Psalms: The Scriptural Blueprint
Psalms represent the most structurally defined category, referring specifically to the 150 poetic compositions found within the Old Testament Book of Psalms. Historically, these texts were the inspired hymnbook of Israel, designed to be sung with stringed instruments during temple worship. The defining characteristic of a psalm is its divine authorship and its raw, unvarnished emotional honesty, which encompasses everything from ecstatic praise to deep corporate lament. In a modern context, singing psalms—whether through direct chanting, metrical psalmody, or contemporary musical adaptations—ensures that the literal text of Scripture remains the primary voice of the congregation, anchoring the community in a historical and prophetic narrative.
Hymns: The Anchors of Objective Doctrine
While psalms are directly derived from the biblical canon, hymns are humanly composed poetic responses designed to articulate specific theological truths. Historically, the development of Christian hymnody arose from a need to teach sound doctrine and combat theological errors within the early and medieval church. Structured with regular meters, uniform stanzas, and communal language (“we” rather than “I”), hymns function as a melodic catechism, ensuring that the theology of the songbook remains robust, stable, and easily internalized by generations of worshipers.
Spiritual Songs: The Language of Personal Experience
Spiritual songs offer a more spontaneous, subjective, and emotionally driven expression of faith. Unlike the rigid scriptural boundaries of psalms or the formal, doctrinal structures of hymns, spiritual songs emphasize personal testimony, immediate experience, and the internal work of the Holy Spirit. This category includes spontaneous bursts of praise, simple choruses, and songs that focus on the believer’s individual relationship with the Divine (often utilizing “I” and “me” statements).

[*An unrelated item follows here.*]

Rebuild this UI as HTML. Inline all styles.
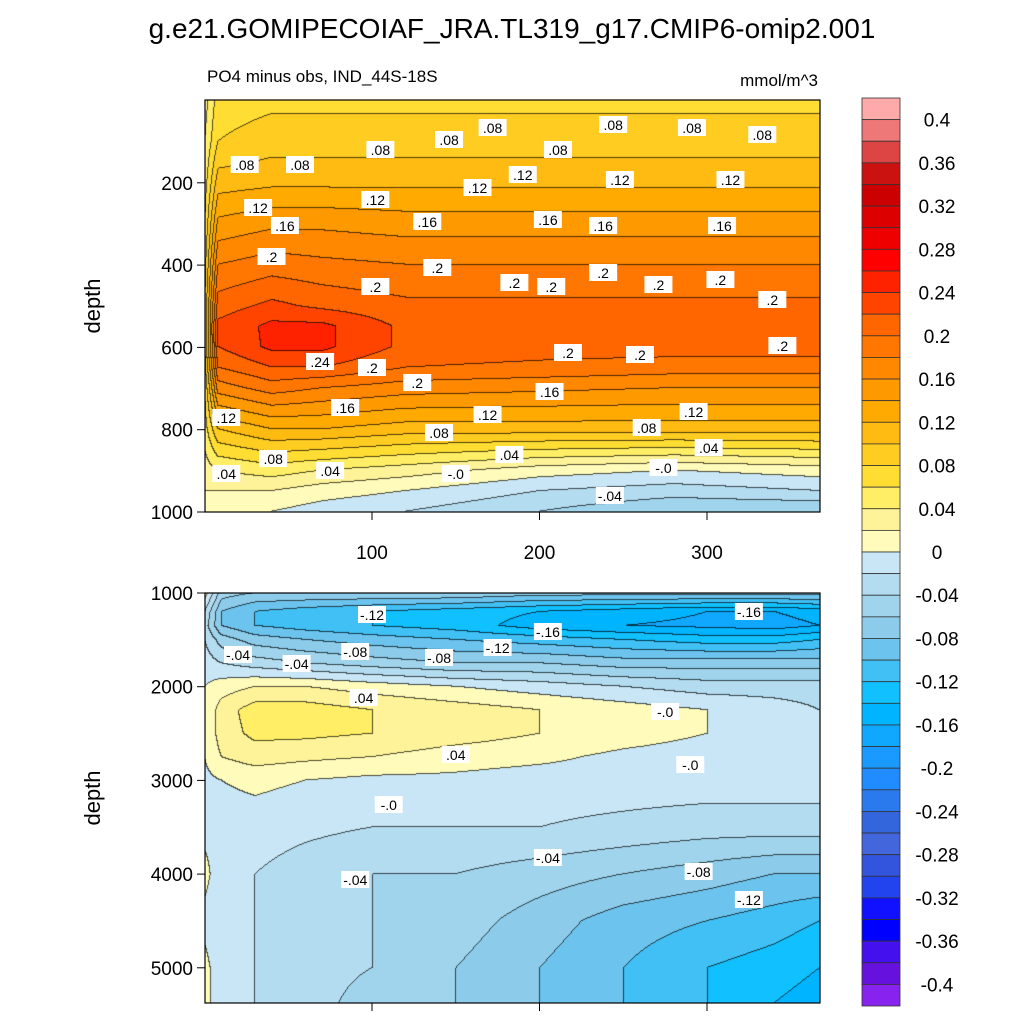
<!DOCTYPE html>
<html><head><meta charset="utf-8"><style>
body{margin:0;background:#fff;width:1024px;height:1024px;overflow:hidden;position:relative;font-family:"Liberation Sans",sans-serif}
canvas{position:absolute}
svg{position:absolute;left:0;top:0}
</style></head><body>
<canvas id="top" width="615" height="412" style="left:205px;top:100px"></canvas>
<canvas id="bot" width="615" height="410" style="left:205px;top:593px"></canvas>
<svg id="ov" width="1024" height="1024"></svg>
<script>
const warmColors=["#fffbbb","#fff399","#ffee66","#ffdd33","#ffcc22","#ffbb11","#ffaa00","#ff9900","#ff8800","#ff7700","#ff6600","#ff4400","#ff2200","#ff0000","#ee0000","#dd0000","#cc0000","#cc1111","#dd4444","#ee7777","#ffaaaa"];
const coldColors=["#c8e6f5","#b4dcf0","#a0d4ec","#8ccbea","#6cc4ee","#40c0f5","#10c0ff","#00b4ff","#10a8ff","#1a9aff","#208cff","#2a7aee","#3366dd","#4466dd","#3355dd","#2244ee","#1111ff","#0000ff","#4411ee","#6611dd","#8822ee"];
const cbLabels=["0.4","0.36","0.32","0.28","0.24","0.2","0.16","0.12","0.08","0.04","0","-0.04","-0.08","-0.12","-0.16","-0.2","-0.24","-0.28","-0.32","-0.36","-0.4"];
const cbValues=[0.4,0.36,0.32,0.28,0.24,0.2,0.16,0.12,0.08,0.04,0,-0.04,-0.08,-0.12,-0.16,-0.2,-0.24,-0.28,-0.32,-0.36,-0.4];
const topTimes=[0,8,40,70,120,200,280,367];
const topDepths=[0,100,200,300,400,500,550,600,650,700,800,900,950,1000];
const topVals=[
[0.03,0.07,0.075,0.075,0.075,0.075,0.075,0.075],
[0.04,0.08,0.09,0.09,0.09,0.09,0.09,0.09],
[0.05,0.11,0.115,0.115,0.115,0.115,0.115,0.115],
[0.06,0.145,0.155,0.155,0.15,0.15,0.15,0.15],
[0.07,0.18,0.19,0.185,0.18,0.18,0.18,0.18],
[0.08,0.21,0.225,0.215,0.205,0.205,0.205,0.205],
[0.08,0.225,0.245,0.245,0.215,0.215,0.215,0.215],
[0.08,0.22,0.245,0.245,0.215,0.21,0.21,0.21],
[0.07,0.2,0.22,0.22,0.2,0.195,0.19,0.19],
[0.06,0.17,0.19,0.18,0.17,0.165,0.16,0.16],
[0.05,0.1,0.12,0.12,0.11,0.11,0.11,0.11],
[0.03,0.04,0.05,0.04,0.03,0.01,0.0,0.01],
[0.02,0.02,0.02,0.01,0.0,-0.02,-0.03,-0.02],
[0.01,0.0,0.0,-0.01,-0.02,-0.04,-0.06,-0.06]];
const botTimes=[0,10,30,60,100,150,200,250,300,340,367];
const botDepths=[1000,1200,1350,1500,1750,2000,2250,2500,2750,3000,3500,4000,4500,5000,5375];
const botVals=[
[0.01,-0.05,-0.06,-0.06,-0.06,-0.06,-0.07,-0.07,-0.07,-0.07,-0.07],
[-0.02,-0.08,-0.1,-0.11,-0.12,-0.13,-0.14,-0.15,-0.16,-0.16,-0.15],
[-0.03,-0.08,-0.1,-0.11,-0.12,-0.13,-0.15,-0.16,-0.165,-0.17,-0.16],
[-0.02,-0.05,-0.07,-0.08,-0.09,-0.1,-0.11,-0.12,-0.13,-0.13,-0.12],
[-0.01,-0.02,-0.03,-0.04,-0.05,-0.06,-0.06,-0.07,-0.07,-0.07,-0.07],
[0.0,0.01,0.02,0.02,0.01,0.0,-0.01,-0.02,-0.03,-0.03,-0.03],
[0.0,0.03,0.05,0.05,0.04,0.03,0.02,0.01,0.0,-0.01,-0.02],
[0.0,0.03,0.045,0.045,0.04,0.03,0.02,0.01,0.0,-0.01,-0.02],
[0.0,0.02,0.03,0.025,0.02,0.01,0.005,-0.005,-0.01,-0.01,-0.015],
[-0.005,0.0,0.005,0.0,-0.005,-0.005,-0.01,-0.01,-0.01,-0.01,-0.01],
[-0.01,-0.01,-0.01,-0.015,-0.02,-0.02,-0.02,-0.025,-0.03,-0.03,-0.03],
[0.01,-0.02,-0.02,-0.03,-0.04,-0.04,-0.05,-0.06,-0.07,-0.08,-0.08],
[-0.01,-0.02,-0.02,-0.03,-0.04,-0.05,-0.07,-0.09,-0.1,-0.11,-0.12],
[0.01,-0.02,-0.02,-0.03,-0.04,-0.06,-0.08,-0.1,-0.12,-0.13,-0.14],
[0.01,-0.02,-0.02,-0.03,-0.05,-0.06,-0.08,-0.1,-0.12,-0.14,-0.15]];
const topLabels=[[".08",24,165],[".08",57,165],[".08",105,150],[".08",146,140],[".08",172,128],[".08",211,150],[".08",244,125],[".08",333,135],[".08",291,128],
[".12",32,208],[".12",102,200],[".12",163,188],[".12",190,175],[".12",248,180],[".12",314,180],
[".16",48,226],[".16",133,222],[".16",205,220],[".16",238,226],[".16",309,226],
[".2",40,257],[".2",102,287],[".2",139,268],[".2",185,283],[".2",207,287],[".2",238,273],[".2",271,285],[".2",308,280],[".2",339,300],[".2",345,346],[".2",217,353],[".2",260,355],[".2",100,368],[".2",127,383],
[".24",69,362],[".16",84,408],[".12",13,418],[".08",41,459],[".04",13,474],[".04",75,471],[".08",140,433],[".12",169,415],[".16",206,392],[".12",292,412],[".08",264,428],[".04",301,448],["-.0",274,468],["-.04",242,496],["-.0",150,474],[".04",182,455]];
const botLabels=[[".04",95,698],[".04",150,755],["-.0",110,805],["-.04",90,880],["-.04",20,655],["-.04",55,664],["-.08",90,652],["-.08",140,658],["-.12",100,615],["-.12",175,648],["-.16",205,632],["-.16",325,612],["-.0",275,712],["-.0",290,765],["-.04",205,858],["-.08",295,872],["-.12",325,900]];

function xT(t){return 204.5+t*1.675;}
function yBot(d){return 593+(d-1000)*0.0937;}
function yTop(d){return 100.5+d*0.4115;}
function lvl(v){return Math.floor(Math.round(v/0.02*1e5)/1e5);}
function col(v){const l=lvl(v);if(l>=0){return warmColors[Math.min(20,l)];}return coldColors[Math.min(20,-l-1)];}
function interp(arr,v){let i=0;while(i<arr.length-2&&v>arr[i+1])i++;let f=(v-arr[i])/(arr[i+1]-arr[i]);f=Math.max(0,Math.min(1,f));return [i,f];}
function sample(times,depths,vals,t,d){const [i,fi]=interp(times,t);const [j,fj]=interp(depths,d);
 const a=vals[j][i],b=vals[j][i+1],c=vals[j+1][i],e=vals[j+1][i+1];
 return (a*(1-fi)+b*fi)*(1-fj)+(c*(1-fi)+e*fi)*fj;}
function hex(h){return [parseInt(h.substr(1,2),16),parseInt(h.substr(3,2),16),parseInt(h.substr(5,2),16)];}
function drawField(cv,times,depths,vals,d0,dPerPx){
 const ctx=cv.getContext('2d');const W=cv.width,H=cv.height;
 const img=ctx.createImageData(W,H);const L=new Int16Array(W*H);const V=new Float32Array(W*H);
 for(let y=0;y<H;y++)for(let x=0;x<W;x++){const t=(x+0.5)/1.675;const d=d0+(y+0.5)*dPerPx;const v=sample(times,depths,vals,t,d);V[y*W+x]=v;L[y*W+x]=lvl(v);}
 for(let y=0;y<H;y++)for(let x=0;x<W;x++){const k=y*W+x;let c=hex(col(V[k]));
  const edge=(x+1<W&&L[k+1]!=L[k])||(y+1<H&&L[k+W]!=L[k]);
  if(edge)c=[c[0]*0.3,c[1]*0.3,c[2]*0.3];
  img.data[k*4]=c[0];img.data[k*4+1]=c[1];img.data[k*4+2]=c[2];img.data[k*4+3]=255;}
 ctx.putImageData(img,0,0);}
drawField(document.getElementById('top'),topTimes,topDepths,topVals,0,1/0.4115);
drawField(document.getElementById('bot'),botTimes,botDepths,botVals,1000,1/0.0937);

const NS="http://www.w3.org/2000/svg";const svg=document.getElementById('ov');
function el(tag,attrs,txt){const e=document.createElementNS(NS,tag);for(const k in attrs)e.setAttribute(k,attrs[k]);if(txt!==undefined)e.textContent=txt;svg.appendChild(e);return e;}
let e;
e=el('text',{x:512,y:38,'font-size':28,'text-anchor':'middle'},'g.e21.GOMIPECOIAF_JRA.TL319_g17.CMIP6-omip2.001');

e=el('text',{x:207,y:82,'font-size':17},'PO4 minus obs, IND_44S-18S');

e=el('text',{x:818,y:86,'font-size':17,'text-anchor':'end'},'mmol/m^3');

e=el('rect',{x:205,y:100,width:615,height:412,fill:'none',stroke:'#000','stroke-width':1.2});

e=el('rect',{x:205,y:593,width:615,height:410,fill:'none',stroke:'#000','stroke-width':1.2});

const topTicks=[200,400,600,800,1000];
topTicks.forEach(d=>{const y=yTop(d);
 e=el('line',{x1:197,x2:205,y1:y,y2:y,stroke:'#000'});
 e=el('text',{x:193,y:y+7,'font-size':19,'text-anchor':'end'},String(d));});
const botTicks=[1000,2000,3000,4000,5000];
botTicks.forEach(d=>{const y=yBot(d);
 e=el('line',{x1:197,x2:205,y1:y,y2:y,stroke:'#000'});
 e=el('text',{x:193,y:y+7,'font-size':19,'text-anchor':'end'},String(d));});
const xTicks=[100,200,300];
xTicks.forEach(t=>{const x=xT(t);
 e=el('line',{x1:x,x2:x,y1:512,y2:520,stroke:'#000'});
 e=el('text',{x:x,y:559,'font-size':19,'text-anchor':'middle'},String(t));
 e=el('line',{x1:x,x2:x,y1:1003,y2:1011,stroke:'#000'});});
e=el('text',{x:0,y:0,'font-size':22,'text-anchor':'middle',transform:'translate(100,306) rotate(-90)'},'depth');

e=el('text',{x:0,y:0,'font-size':22,'text-anchor':'middle',transform:'translate(100,798) rotate(-90)'},'depth');

function addLabels(list){list.forEach(l=>{const x=xT(l[1]);const y=l[2];
 e=el('rect',{x:x-14,y:y-9,width:28,height:17,fill:'#fff'});
 e=el('text',{x:x,y:y+5,'font-size':14,'text-anchor':'middle'},l[0]);});}
addLabels(topLabels);addLabels(botLabels);
const cbTop=98,box=908/42;
for(let i=0;i<42;i++){const c=i<21?warmColors[20-i]:coldColors[i-21];
 e=el('rect',{x:862,y:cbTop+i*box,width:38,height:box,fill:c,stroke:'#333','stroke-width':0.8});
 }
cbValues.forEach((v,i)=>{const y=cbTop+(21-v/0.02)*box;
 e=el('text',{x:937,y:y+7,'font-size':19,'text-anchor':'middle'},cbLabels[i]);
 });
</script>
</body></html>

In contemporary worship, spiritual songs provide the emotional vocabulary needed for personal response, allowing the congregation to express their current feelings of gratitude, surrender, and devotion in a free-flowing, accessible musical format.
Fostering a Healthy Worship Diet
The ultimate purpose of distinguishing between psalms, hymns, and spiritual songs is to cultivate a healthy, holistic spiritual diet within the faith community. A worship service that relies exclusively on one category risks becoming imbalanced—too academic without spiritual songs, too detached from the biblical text without psalms, or emotionally superficial without hymns. By intentionally integrating all three genres, worship planners can design services that engage both the intellect and the emotions. This balanced approach respects the depth of tradition while remaining open to contemporary expression, creating a resilient infrastructure for worship that withstands shifting cultural trends and deeply disciples the heart.